Les principales défaillances pouvant justifier un retrait d’agrément par la BCE après consultation des autorités nationales compétentes sont définies dans le cadre du Mécanisme de Supervision Unique (MSU), de l’article 14 du règlement UE n°1024/2013 et de la directive CRD IV. Elles concernent principalement :

  • La gouvernance : des failles dans la gestion des risques BC-FT peuvent motiver une action de la BCE.
  • Les processus de détection et de suivi des risques : la capacité à identifier et documenter les risques de blanchiment est essentielle.
  • Le contrôle interne : un dispositif de contrôle insuffisant peut entraîner des sanctions.

 

Un point clé de l’arrêt est que la BCE peut intervenir sans qu’un cas concret de blanchiment ait été constaté. Une gestion déficiente de ces risques suffit à justifier une action.

Cette décision a un impact sur la supervision et les pratiques bancaires. L’arrêt souligne l’importance d’une gestion rigoureuse des risques de blanchiment, notamment dans des secteurs à risque comme les crypto-actifs et la finance transfrontalière. Des régulateurs comme la FINMA (Autorité Fédérale de Surveillance des Marchés Financiers) en Suisse appliquent déjà une approche similaire. Pour les établissements bancaires, cela implique une vigilance accrue et un renforcement des dispositifs de conformité et de contrôle interne.

Cela amène à une réflexion sur l’approche de la BCE qui considère désormais la gestion des risques BC-FT comme un enjeu central de la supervision bancaire.

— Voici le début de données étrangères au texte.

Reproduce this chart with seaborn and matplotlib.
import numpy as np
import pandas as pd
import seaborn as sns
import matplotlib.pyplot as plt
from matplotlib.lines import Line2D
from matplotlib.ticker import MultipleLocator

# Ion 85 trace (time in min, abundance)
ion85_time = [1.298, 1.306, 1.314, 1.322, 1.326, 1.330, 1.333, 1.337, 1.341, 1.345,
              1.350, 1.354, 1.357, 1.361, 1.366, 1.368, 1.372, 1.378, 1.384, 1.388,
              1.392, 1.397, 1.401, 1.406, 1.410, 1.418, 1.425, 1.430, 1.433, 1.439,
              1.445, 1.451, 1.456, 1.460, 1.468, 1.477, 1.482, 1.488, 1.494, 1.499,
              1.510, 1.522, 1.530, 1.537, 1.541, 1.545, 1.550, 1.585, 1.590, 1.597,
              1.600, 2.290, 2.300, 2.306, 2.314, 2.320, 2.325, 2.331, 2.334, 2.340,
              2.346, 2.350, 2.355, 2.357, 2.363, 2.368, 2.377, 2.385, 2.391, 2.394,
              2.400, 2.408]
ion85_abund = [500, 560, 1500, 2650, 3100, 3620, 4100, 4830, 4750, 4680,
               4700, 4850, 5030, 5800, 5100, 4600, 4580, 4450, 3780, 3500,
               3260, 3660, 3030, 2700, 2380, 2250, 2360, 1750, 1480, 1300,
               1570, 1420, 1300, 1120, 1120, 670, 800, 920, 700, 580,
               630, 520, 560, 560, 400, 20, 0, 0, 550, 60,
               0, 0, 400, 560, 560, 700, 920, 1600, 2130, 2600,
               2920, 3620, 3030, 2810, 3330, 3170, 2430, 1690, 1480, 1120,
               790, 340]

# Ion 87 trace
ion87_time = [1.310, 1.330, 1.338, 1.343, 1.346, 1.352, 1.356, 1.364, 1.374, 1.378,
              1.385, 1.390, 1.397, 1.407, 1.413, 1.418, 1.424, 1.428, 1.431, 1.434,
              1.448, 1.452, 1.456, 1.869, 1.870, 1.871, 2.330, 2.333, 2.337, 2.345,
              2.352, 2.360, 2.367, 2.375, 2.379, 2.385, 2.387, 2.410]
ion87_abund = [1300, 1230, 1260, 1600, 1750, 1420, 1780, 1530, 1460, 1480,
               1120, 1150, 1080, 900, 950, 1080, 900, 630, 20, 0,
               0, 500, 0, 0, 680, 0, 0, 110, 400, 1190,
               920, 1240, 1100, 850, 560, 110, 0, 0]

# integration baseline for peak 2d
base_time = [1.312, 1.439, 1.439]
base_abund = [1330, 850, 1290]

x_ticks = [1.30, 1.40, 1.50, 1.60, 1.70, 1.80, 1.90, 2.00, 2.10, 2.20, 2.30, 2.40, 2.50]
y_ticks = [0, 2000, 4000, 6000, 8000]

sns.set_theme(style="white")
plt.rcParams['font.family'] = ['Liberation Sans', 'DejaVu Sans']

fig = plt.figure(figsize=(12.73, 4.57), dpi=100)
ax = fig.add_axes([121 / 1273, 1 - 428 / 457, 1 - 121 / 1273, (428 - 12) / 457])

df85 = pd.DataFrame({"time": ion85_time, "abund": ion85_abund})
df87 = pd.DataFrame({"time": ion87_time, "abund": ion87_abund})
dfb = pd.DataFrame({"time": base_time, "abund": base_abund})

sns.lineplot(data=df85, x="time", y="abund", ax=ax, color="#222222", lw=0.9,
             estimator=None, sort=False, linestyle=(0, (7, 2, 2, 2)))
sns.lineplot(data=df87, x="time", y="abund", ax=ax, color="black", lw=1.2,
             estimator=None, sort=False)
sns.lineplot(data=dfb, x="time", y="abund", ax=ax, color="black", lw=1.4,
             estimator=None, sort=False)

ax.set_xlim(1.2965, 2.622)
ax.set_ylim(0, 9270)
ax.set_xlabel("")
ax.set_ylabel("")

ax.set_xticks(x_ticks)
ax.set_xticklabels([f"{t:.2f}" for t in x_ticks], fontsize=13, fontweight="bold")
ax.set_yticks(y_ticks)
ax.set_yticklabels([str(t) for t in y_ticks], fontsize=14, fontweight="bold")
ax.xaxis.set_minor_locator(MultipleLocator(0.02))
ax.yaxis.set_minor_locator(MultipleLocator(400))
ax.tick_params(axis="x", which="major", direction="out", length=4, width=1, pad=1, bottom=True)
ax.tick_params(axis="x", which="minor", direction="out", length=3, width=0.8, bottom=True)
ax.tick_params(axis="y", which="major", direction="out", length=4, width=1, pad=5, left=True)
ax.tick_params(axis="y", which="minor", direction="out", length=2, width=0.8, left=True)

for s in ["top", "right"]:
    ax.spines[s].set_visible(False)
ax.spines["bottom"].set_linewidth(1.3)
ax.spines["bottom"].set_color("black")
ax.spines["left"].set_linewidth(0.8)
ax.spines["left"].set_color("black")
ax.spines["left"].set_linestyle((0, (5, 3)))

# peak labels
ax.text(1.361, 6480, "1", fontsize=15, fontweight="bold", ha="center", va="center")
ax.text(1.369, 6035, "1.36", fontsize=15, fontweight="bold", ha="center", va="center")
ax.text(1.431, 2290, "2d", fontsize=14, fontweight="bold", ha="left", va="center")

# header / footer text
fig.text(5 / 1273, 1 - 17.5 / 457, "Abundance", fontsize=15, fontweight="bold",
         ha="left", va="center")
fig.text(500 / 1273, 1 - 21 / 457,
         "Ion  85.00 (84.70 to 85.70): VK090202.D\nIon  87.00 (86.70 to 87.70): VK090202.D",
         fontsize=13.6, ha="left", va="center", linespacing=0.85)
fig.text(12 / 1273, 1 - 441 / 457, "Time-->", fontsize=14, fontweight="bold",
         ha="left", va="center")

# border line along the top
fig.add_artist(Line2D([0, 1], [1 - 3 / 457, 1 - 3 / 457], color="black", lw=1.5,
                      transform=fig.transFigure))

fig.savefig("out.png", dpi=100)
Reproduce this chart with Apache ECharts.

Ses publications récentes, telles que The ECB and anti-money laundering: what we can and cannot do, confirment son engagement à intervenir sur les insuffisances en matière de gestion des risques liés à la LCB-FT.

Pour conclure, l’arrêt C-579/22 renforce le rôle de la BCE et marque une avancée importante en affirmant le pouvoir de la BCE de sanctionner les manquements graves aux règles de LCB-FT. Il envoie un signal fort aux établissements financiers sur la nécessité d’une conformité stricte, consolidant ainsi la stabilité et l’intégrité du secteur bancaire européen.